The security loopholes you have in a system, is directly proportional to the number of software/programs you have in the system. If you do not need a particular component for your application, it should not be there in the system. Attackers can use any door to enter the system. The less number of items you have in your system, the more secure you are. Containerised applications tend to stick to this model, because it won’t have any unwanted toolset that an OS by default comes with. This lean approach makes your application light weight and secure.
You can’t create a virtual machine in seconds. But you can create & destroy a container in seconds. This is because it does not boot an operating system. It directly runs your application in a segregated space. This speeds up time required for development, and operations.
Containers are Natively Immutable
As we discussed in the previous section, the kernel creates namespaces for storage, network, pid, users & groups etc while creating a container. In a Linux operating system “/” directory is the root of all other directories. All directories branch out of this root directory.
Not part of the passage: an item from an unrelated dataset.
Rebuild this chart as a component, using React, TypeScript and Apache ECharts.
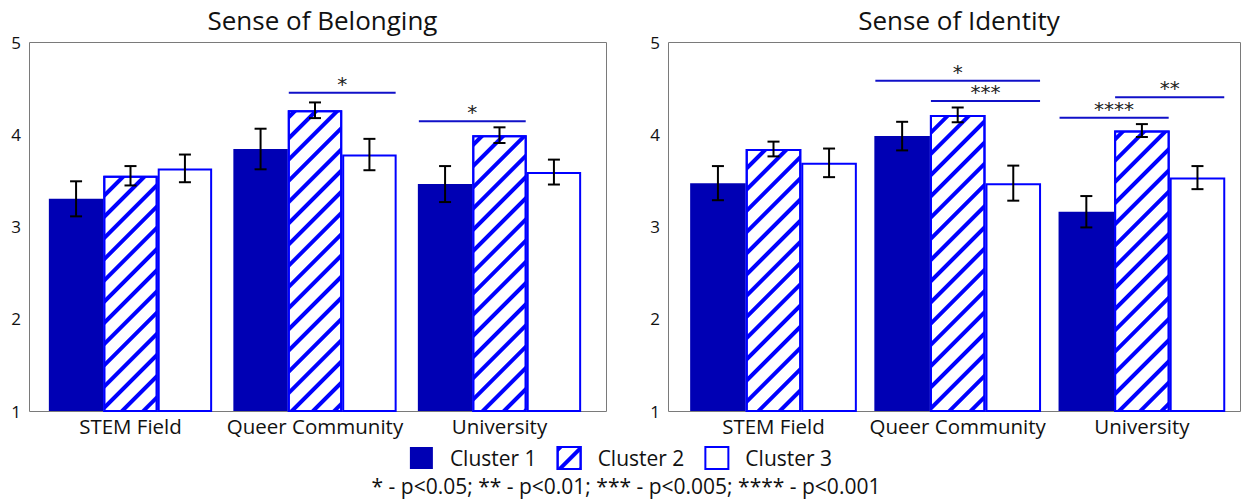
import React, { useEffect, useRef } from "react";
import * as echarts from "echarts";

const categories = ["STEM Field", "Queer Community", "University"];
const clusters = ["Cluster 1", "Cluster 2", "Cluster 3"];
const yMin = 1;
const yMax = 5;
const yStep = 1;

// Sense of Belonging: cluster means and error half-widths per category
const belongingC1 = [3.3, 3.84, 3.46];
const belongingC2 = [3.55, 4.26, 3.99];
const belongingC3 = [3.63, 3.78, 3.59];
const belongingErrC1 = [0.19, 0.22, 0.195];
const belongingErrC2 = [0.105, 0.085, 0.085];
const belongingErrC3 = [0.15, 0.17, 0.135];

// Sense of Identity
const identityC1 = [3.47, 3.98, 3.16];
const identityC2 = [3.84, 4.21, 4.04];
const identityC3 = [3.69, 3.47, 3.53];
const identityErrC1 = [0.185, 0.155, 0.17];
const identityErrC2 = [0.08, 0.08, 0.07];
const identityErrC3 = [0.155, 0.19, 0.125];

// Significance brackets: [category, first cluster, last cluster, height, stars]
const belongingSig: [number, number, number, number, string][] = [
  [1, 1, 2, 4.45, "*"],
  [2, 0, 1, 4.14, "*"],
];
const identitySig: [number, number, number, number, string][] = [
  [1, 0, 2, 4.58, "*"],
  [1, 1, 2, 4.36, "***"],
  [2, 0, 1, 4.18, "****"],
  [2, 1, 2, 4.4, "**"],
];

const footnote = "* - p<0.05; ** - p<0.01; *** - p<0.005; **** - p<0.001";

const FONT = "Open Sans";
const DARK = "#0000B4";
const BLUE = "#0000FF";
const INK = "#111111";
const FRAME = "#7a7a7a";

// Panel geometry: frame box and the category band region inside it
const panels = [
  { title: "Sense of Belonging", frameL: 29, frameR: 606, gridL: 38.25, gridR: 591.75, gap: 0.115 },
  { title: "Sense of Identity", frameL: 668, frameR: 1240, gridL: 681.4, gridR: 1234, gap: 0.095 },
];
const TOP = 42;
const BOTTOM = 411;
const W = 1242;
const H = 503;

const hatch = {
  symbol: "rect",
  symbolSize: 1,
  color: BLUE,
  dashArrayX: [1, 0],
  dashArrayY: [4, 11],
  rotation: -Math.PI / 4,
};

const clusterStyles = [
  { color: DARK, borderColor: DARK, borderWidth: 0 },
  { color: "#ffffff", borderColor: BLUE, borderWidth: 2, decal: hatch },
  { color: "#ffffff", borderColor: BLUE, borderWidth: 2 },
];

function errorRows(means: number[][], errs: number[][]) {
  const rows: number[][] = [];
  means.forEach((m, k) => {
    m.forEach((v, i) => {
      rows.push([i, k, v - errs[k][i], v + errs[k][i]]);
    });
  });
  return rows;
}

function makeErrorRender(gap: number) {
  return (params: any, api: any) => {
    const cat = api.value(0);
    const k = api.value(1);
    const band = api.size([1, 0])[0];
    const bw = (band * (1 - gap)) / 3;
    const lo = api.coord([cat, api.value(2)]);
    const hi = api.coord([cat, api.value(3)]);
    const x = lo[0] + (k - 1) * bw;
    const st = { stroke: "#000", lineWidth: 2 };
    const half = 6;
    return {
      type: "group",
      children: [
        { type: "line", shape: { x1: x, y1: lo[1], x2: x, y2: hi[1] }, style: st },
        { type: "line", shape: { x1: x - half, y1: hi[1], x2: x + half, y2: hi[1] }, style: st },
        { type: "line", shape: { x1: x - half, y1: lo[1], x2: x + half, y2: lo[1] }, style: st },
      ],
    };
  };
}

function makeSigRender(gap: number, sig: [number, number, number, number, string][]) {
  return (params: any, api: any) => {
    const row = sig[params.dataIndex];
    const band = api.size([1, 0])[0];
    const bw = (band * (1 - gap)) / 3;
    const c = api.coord([row[0], row[3]]);
    const x1 = c[0] - 1.5 * bw + row[1] * bw + 1;
    const x2 = c[0] - 1.5 * bw + (row[2] + 1) * bw - 1;
    return {
      type: "group",
      children: [
        { type: "line", shape: { x1, y1: c[1], x2, y2: c[1] }, style: { stroke: "#1010C8", lineWidth: 2 } },
        {
          type: "text",
          style: {
            text: row[4],
            x: (x1 + x2) / 2,
            y: c[1] + 1,
            textAlign: "center",
            textVerticalAlign: "bottom",
            fontSize: 20,
            fontFamily: "DejaVu Sans",
            fill: "#222",
          },
        },
      ],
    };
  };
}

export default function App() {
  const ref = useRef<HTMLDivElement>(null);

  useEffect(() => {
    if (!ref.current) return;
    const chart = echarts.init(ref.current, null, { renderer: "svg", width: W, height: H });

    const means = [
      [belongingC1, belongingC2, belongingC3],
      [identityC1, identityC2, identityC3],
    ];
    const errs = [
      [belongingErrC1, belongingErrC2, belongingErrC3],
      [identityErrC1, identityErrC2, identityErrC3],
    ];
    const sigs = [belongingSig, identitySig];

    const series: any[] = [];
    panels.forEach((p, pi) => {
      clusters.forEach((name, k) => {
        series.push({
          type: "bar",
          name,
          xAxisIndex: pi,
          yAxisIndex: pi,
          data: means[pi][k],
          barGap: "0%",
          barCategoryGap: `${p.gap * 100}%`,
          itemStyle: clusterStyles[k],
          emphasis: { disabled: true },
          z: 2,
        });
      });
      series.push({
        type: "custom",
        xAxisIndex: pi,
        yAxisIndex: pi,
        data: errorRows(means[pi], errs[pi]),
        encode: { x: 0, y: [2, 3] },
        renderItem: makeErrorRender(p.gap),
        z: 4,
        silent: true,
      });
      series.push({
        type: "custom",
        xAxisIndex: pi,
        yAxisIndex: pi,
        data: sigs[pi].map((r) => [r[0], r[3]]),
        encode: { x: 0, y: 1 },
        renderItem: makeSigRender(p.gap, sigs[pi]),
        z: 4,
        silent: true,
      });
    });

    chart.setOption({
      animation: false,
      textStyle: { fontFamily: FONT },
      title: [
        ...panels.map((p) => ({
          text: p.title,
          left: (p.frameL + p.frameR) / 2,
          top: 2,
          textAlign: "center",
          textStyle: { fontFamily: FONT, fontSize: 26, fontWeight: "normal", color: INK },
        })),
        {
          text: footnote,
          left: W / 2,
          top: 469,
          textAlign: "center",
          textStyle: { fontFamily: FONT, fontSize: 21, fontWeight: "normal", color: INK, lineHeight: 24 },
        },
      ],
      legend: {
        data: clusters,
        left: "center",
        top: 446,
        padding: 0,
        itemWidth: 23,
        itemHeight: 22,
        itemGap: 20,
        icon: "rect",
        selectedMode: false,
        textStyle: { fontFamily: FONT, fontSize: 21, color: INK, padding: [0, 0, 0, 12], lineHeight: 22 },
      },
      grid: panels.map((p) => ({
        left: p.gridL,
        width: p.gridR - p.gridL,
        top: TOP,
        height: BOTTOM - TOP,
      })),
      xAxis: panels.map((p, pi) => ({
        type: "category",
        gridIndex: pi,
        data: categories,
        axisLine: { show: false },
        axisTick: { show: false },
        axisLabel: { fontFamily: FONT, fontSize: 20.5, color: INK, margin: 4, interval: 0 },
      })),
      yAxis: panels.map((p, pi) => ({
        type: "value",
        gridIndex: pi,
        min: yMin,
        max: yMax,
        interval: yStep,
        offset: p.gridL - p.frameL,
        axisLine: { show: false },
        axisTick: { show: false },
        splitLine: { show: false },
        axisLabel: { fontFamily: FONT, fontSize: 17, color: INK, margin: 8 },
      })),
      graphic: panels.map((p) => ({
        type: "rect",
        shape: { x: p.frameL + 0.5, y: TOP + 0.5, width: p.frameR - p.frameL, height: BOTTOM - TOP },
        style: { fill: "none", stroke: FRAME, lineWidth: 1 },
        z: 1,
        silent: true,
      })),
      series,
    });

    return () => chart.dispose();
  }, []);

  return (
    <div
      ref={ref}
      style={{ position: "absolute", left: 0, top: 0, width: W, height: H, background: "#fff" }}
    />
  );
}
Being said that, every application can have its own “/” directory. This basically means we are locking down a process to a particular location, and from that processes perspective, “/” directory is different.
This method is popularly called chroot.
Imagine if we make this chroot directory immutable. This is what docker containers are also known for. Basically the container image(the source code for creating the container) which contains the chroot directory with application binaries and dependencies are immutable. Once the image is built, its basically cannot be changed.
In fact you always create a new image rather than modifying an existing image. Even if an attacker gains access to your container, he wont easily be able to gain access to any other place in the system, because the process inside the container only knows about its segregated “/” and nothing else.